Aircore: a Different Approach to Axial Flux

Dean Sigler Announcements, Electric Powerplants, Sustainable Aviation Leave a Comment

Aircore Mobility’s press release from the Consumer Electronics Show (CES) in Las Vegas headlines, “Sustainable, air core, axial flux, liquid cooled e-mobility motor achieves superior power density and efficiency to extend vehicle range for applications that drive, fly or sail”

The company promotes its efficiency, high current density, and economy of manufacturing as prime factors in its success.  The printed circuit board (PCB) stator is claimed to be 10 times more reliable than a conventional stator, smaller, and lighter.  By replacing the iron core of a conventional motor with a PCB stator,Mechanical losses are reduced, efficiency is increased and noise and vibration are significantly reduced.”

Several stator/rotor combinations can be “stacked” with a single housing to allow greater power outputs.

Cooling is an important element in the motor.  Aircore uses a liquid cooling technique, “That allows the coolant to be in direct contact with the stator, mitigating heat across a larger surface area, enabling high overload capability and extended life.”  Aircore’s approach provides a claimed 56 Amps per square millimeter, higher than many other designs.

Paulo Guedes-Pinto, vice president of technology for Infinitum, explains that the motor’s “unique PCB stator design” enables up to four to five times the current density of a conventional liquid-cooled motor and allows a broad range of loads and operating speeds with high efficiency.

Slated for service in class 1-to-8 trucks, nautical and aerial vehicles, and a variety of heavy industrial haulers.  A typical class 4 to-6 truck engine would produce 150 kilowatts (201 horsepower) continuously, and 300 peak or 402 hp.  With 190 Newton-meters (140 foot-pounds) of torque on tap, the motor seems like less of a puller than an International CV series Diesel with 700 ft.-lbs. even though horsepower ratings are in the same category.  Perhaps gearing can help overcome that.

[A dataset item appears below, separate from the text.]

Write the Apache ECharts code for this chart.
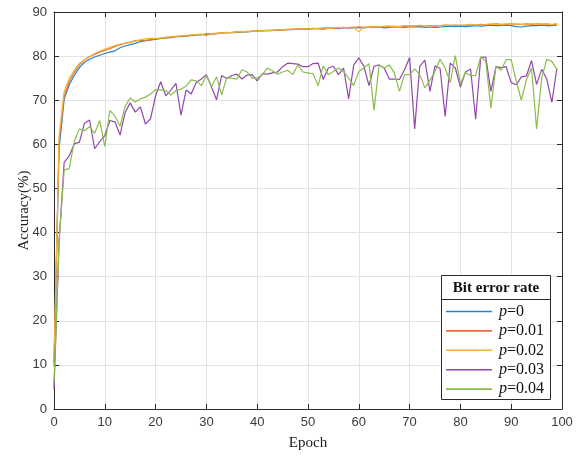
<!DOCTYPE html>
<html><head><meta charset="utf-8">
<script src="https://cdn.jsdelivr.net/npm/echarts@6/dist/echarts.min.js"></script>
<style>html,body{margin:0;padding:0;background:#fff}#c{width:586px;height:456px}</style>
</head><body><div id="c"></div>
<script>
// x positions: epoch index 0..99
const epochs = [];
for (let i = 0; i < 100; i++) epochs.push(i);

const seriesNames = ['p=0', 'p=0.01', 'p=0.02', 'p=0.03', 'p=0.04'];
const legendTitle = 'Bit error rate';
const xTickValues = [0, 10, 20, 30, 40, 50, 60, 70, 80, 90, 100];
const yTickValues = [0, 10, 20, 30, 40, 50, 60, 70, 80, 90];

const acc_p0 = [
  10.5, 59.0, 70.2, 73.5, 75.6, 77.4, 78.6, 79.3, 79.8, 80.2,
  80.6, 80.9, 81.2, 81.9, 82.3, 82.6, 82.9, 83.3, 83.5, 83.7,
  83.8, 84.0, 84.1, 84.2, 84.4, 84.4, 84.5, 84.7, 84.8, 84.8,
  85.0, 85.0, 85.1, 85.2, 85.3, 85.3, 85.4, 85.5, 85.5, 85.6,
  85.7, 85.7, 85.8, 85.8, 85.9, 85.9, 86.0, 86.0, 86.1, 86.1,
  86.1, 86.2, 86.2, 86.1, 86.3, 86.3, 86.2, 86.4, 86.4, 86.4,
  86.5, 86.4, 86.5, 86.5, 86.6, 86.4, 86.5, 86.6, 86.6, 86.5,
  86.7, 86.6, 86.7, 86.5, 86.6, 86.5, 86.6, 86.7, 86.8, 86.7,
  86.8, 86.7, 86.8, 86.9, 86.8, 86.9, 87.0, 86.9, 86.9, 87.0,
  86.9, 86.7, 86.6, 86.8, 86.9, 86.9, 87.0, 86.9, 86.9, 87.0
];
const acc_p001 = [
  9.5, 60.5, 71.0, 74.2, 76.3, 78.0, 79.2, 79.9, 80.4, 80.9,
  81.3, 81.7, 82.2, 82.6, 82.9, 83.2, 83.5, 83.6, 83.5, 83.7,
  83.9, 84.0, 84.1, 84.3, 84.4, 84.5, 84.6, 84.7, 84.8, 84.9,
  85.0, 85.1, 85.1, 85.3, 85.3, 85.4, 85.5, 85.5, 85.6, 85.6,
  85.7, 85.8, 85.8, 85.9, 85.9, 86.0, 86.0, 86.1, 86.1, 86.2,
  86.2, 86.3, 86.2, 86.3, 86.4, 86.3, 86.4, 86.5, 86.4, 86.5,
  86.6, 86.5, 86.6, 86.7, 86.6, 86.7, 86.8, 86.7, 86.7, 86.8,
  86.8, 86.9, 86.8, 86.9, 86.9, 86.8, 86.9, 87.0, 87.0, 86.9,
  87.0, 87.0, 87.1, 87.0, 87.2, 87.1, 87.2, 87.3, 87.2, 87.2,
  87.3, 87.2, 87.2, 87.3, 87.2, 87.3, 87.2, 87.3, 87.1, 87.3
];
const acc_p002 = [
  11.0, 62.0, 72.0, 75.0, 76.8, 78.4, 79.1, 79.8, 80.6, 81.1,
  81.6, 82.0, 82.4, 82.7, 82.9, 83.1, 83.4, 83.7, 83.9, 84.0,
  84.0, 84.1, 84.3, 84.4, 84.5, 84.6, 84.7, 84.8, 84.9, 85.0,
  84.6, 85.1, 85.2, 85.2, 85.4, 85.3, 85.5, 85.6, 85.5, 85.7,
  85.6, 85.8, 85.9, 85.8, 86.0, 85.9, 86.1, 86.0, 86.2, 86.1,
  86.2, 86.3, 86.3, 86.4, 86.3, 86.4, 86.5, 86.4, 86.5, 86.6,
  85.5, 86.6, 86.5, 86.7, 86.6, 86.8, 86.7, 86.8, 86.7, 86.9,
  86.8, 86.9, 87.0, 86.9, 86.8, 87.0, 86.9, 87.1, 87.0, 87.1,
  87.0, 87.1, 87.2, 87.1, 87.0, 87.2, 87.3, 87.2, 87.1, 87.3,
  87.2, 87.3, 87.2, 87.1, 87.3, 87.2, 87.3, 87.2, 87.2, 87.3
];
const acc_p003 = [
  4.5, 38.0, 55.9, 57.4, 60.1, 60.5, 64.8, 65.5, 59.0, 60.6,
  62.0, 65.4, 65.1, 62.1, 67.2, 69.4, 67.3, 68.5, 64.6, 65.8,
  71.0, 74.2, 71.0, 72.3, 73.8, 66.6, 72.3, 71.4, 74.0, 74.8,
  75.8, 73.0, 70.1, 75.6, 74.9, 75.6, 75.9, 74.8, 75.7, 75.8,
  74.4, 76.0, 75.9, 76.2, 76.4, 77.6, 78.4, 78.3, 78.2, 77.6,
  77.6, 78.3, 78.4, 74.7, 77.3, 77.7, 75.8, 77.3, 70.3, 78.0,
  79.6, 77.7, 73.3, 77.7, 78.0, 77.3, 74.8, 74.8, 74.7, 76.9,
  79.7, 63.5, 77.7, 79.1, 72.0, 77.8, 77.2, 66.3, 78.4, 77.3,
  73.0, 76.4, 77.1, 65.7, 79.7, 79.8, 72.0, 77.6, 77.4, 77.6,
  74.0, 73.5, 75.3, 75.5, 79.0, 73.6, 77.0, 74.8, 69.5, 77.3
];
const acc_p004 = [
  6.0, 38.0, 54.2, 54.5, 60.7, 63.5, 63.1, 64.0, 62.5, 65.4,
  59.5, 67.7, 66.4, 64.1, 68.6, 70.5, 69.6, 70.3, 70.7, 71.4,
  72.4, 72.3, 72.2, 71.2, 72.2, 72.5, 73.2, 74.6, 74.4, 73.3,
  75.6, 73.1, 75.3, 71.2, 75.1, 75.0, 74.8, 76.9, 76.4, 75.0,
  75.0, 75.8, 77.3, 76.7, 75.9, 76.4, 76.8, 75.8, 78.0, 76.4,
  76.2, 76.0, 73.3, 77.8, 75.8, 76.5, 77.3, 76.5, 75.0, 73.3,
  76.5, 77.3, 78.3, 67.7, 78.0, 77.3, 78.0, 76.2, 72.0, 75.8,
  75.8, 77.1, 75.8, 72.8, 74.5, 76.5, 79.3, 77.3, 74.0, 80.1,
  73.6, 76.3, 75.6, 75.6, 79.8, 78.8, 68.2, 77.7, 76.8, 79.2,
  79.2, 74.3, 70.0, 74.7, 77.3, 63.5, 75.0, 79.3, 78.8, 76.9
];

const allSeries = [acc_p0, acc_p001, acc_p002, acc_p003, acc_p004];
const colors = ['#2a82c9', '#e2703a', '#f0b23a', '#9148ab', '#8abd4a'];

const chart = echarts.init(document.getElementById('c'), null, { renderer: 'canvas' });
const axisColor = '#2b2b2b';
const gridColor = '#e2e2e2';
const tickFont = { color: '#3a3a3a', fontSize: 13, fontFamily: 'Liberation Sans' };
const serif = 'Liberation Serif';

function frameAxis(pos, arr) {
  return {
    type: 'value', min: arr[0], max: arr[arr.length - 1], interval: 10,
    position: pos,
    axisLine: { show: true, onZero: false, lineStyle: { color: axisColor, width: 1 } },
    axisTick: { show: true, inside: true, length: 5, lineStyle: { color: axisColor } },
    axisLabel: { show: false },
    splitLine: { show: false }
  };
}

const option = {
  animation: false,
  backgroundColor: '#fff',
  grid: { left: 54, top: 12, right: 24, bottom: 45, containLabel: false },
  xAxis: [
    {
      type: 'value', min: xTickValues[0], max: xTickValues[xTickValues.length - 1], interval: 10,
      position: 'bottom',
      axisLine: { show: true, onZero: false, lineStyle: { color: axisColor, width: 1 } },
      axisTick: { show: true, inside: true, length: 5, lineStyle: { color: axisColor } },
      axisLabel: Object.assign({ margin: 7 }, tickFont),
      splitLine: { show: true, lineStyle: { color: gridColor, width: 1 } },
      name: 'Epoch', nameLocation: 'middle', nameGap: 27, nameMoveOverlap: false,
      nameTextStyle: { fontFamily: serif, fontSize: 15, color: '#222' }
    },
    frameAxis('top', xTickValues)
  ],
  yAxis: [
    {
      type: 'value', min: yTickValues[0], max: yTickValues[yTickValues.length - 1], interval: 10,
      position: 'left',
      axisLine: { show: true, onZero: false, lineStyle: { color: axisColor, width: 1 } },
      axisTick: { show: true, inside: true, length: 5, lineStyle: { color: axisColor } },
      axisLabel: Object.assign({ margin: 7 }, tickFont),
      splitLine: { show: true, lineStyle: { color: gridColor, width: 1 } },
      name: 'Accuracy(%)', nameLocation: 'middle', nameGap: 22, nameRotate: 90, nameMoveOverlap: false,
      nameTextStyle: { fontFamily: serif, fontSize: 15, color: '#222' }
    },
    frameAxis('right', yTickValues)
  ],
  graphic: {
    elements: [
      {
        type: 'rect', z: 50,
        shape: { x: 441.5, y: 275.5, width: 109, height: 124 },
        style: { fill: '#fff', stroke: axisColor, lineWidth: 1 }
      },
      {
        type: 'line', z: 51,
        shape: { x1: 441.5, y1: 299.5, x2: 550.5, y2: 299.5 },
        style: { stroke: axisColor, lineWidth: 1 }
      },
      {
        type: 'text', z: 52,
        style: {
          text: legendTitle, x: 496, y: 288, align: 'center', verticalAlign: 'middle',
          fill: '#111', font: 'bold 15px "Liberation Serif"'
        }
      }
    ]
  },
  legend: {
    z: 60,
    orient: 'vertical',
    left: 446, top: 303.5,
    icon: 'rect',
    itemWidth: 46, itemHeight: 1.6, itemGap: 3.4,
    padding: 0,
    data: seriesNames,
    formatter: function (name) { return '{i|p}' + name.slice(1); },
    textStyle: {
      fontFamily: serif, fontSize: 16, color: '#111', lineHeight: 16, padding: [0, 0, 0, 2],
      rich: { i: { fontFamily: serif, fontSize: 16, fontStyle: 'italic', color: '#111', lineHeight: 16 } }
    }
  },
  series: seriesNames.map(function (n, k) {
    return {
      name: n, type: 'line', xAxisIndex: 0, yAxisIndex: 0,
      data: epochs.map(function (e, i) { return [e, allSeries[k][i]]; }),
      symbol: 'none', smooth: false,
      lineStyle: { color: colors[k], width: 1.2 },
      itemStyle: { color: colors[k] },
      z: 2 + k
    };
  })
};
chart.setOption(option);
</script>
</body></html>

Although the video depicts an industrial motor, the configuration of al Aircore motors is similar.

The company notes the “active mass” for this motor is 20 kilograms (44 pounds).  One wonders what the total mass is to obtain a meaningful output-to-mass ratio.

The simplicity of the Aircore motor allows it to be manufactured with simple tooling, with the housing, rotors, and stators able to be re-used several times.  Sam Abuelsamid, principal analyst for Guidehouse Insights, explains,. “With supply chain challenges, the motor’s materials, rapid assembly and scalable production should also be attractive to automotive OEMs seeking dramatically simpler manufacturing going forward.”

Aircore shows innovative approaches to the motor’s manufacture, and especially their cooling system.  Let’s see where this approach leads.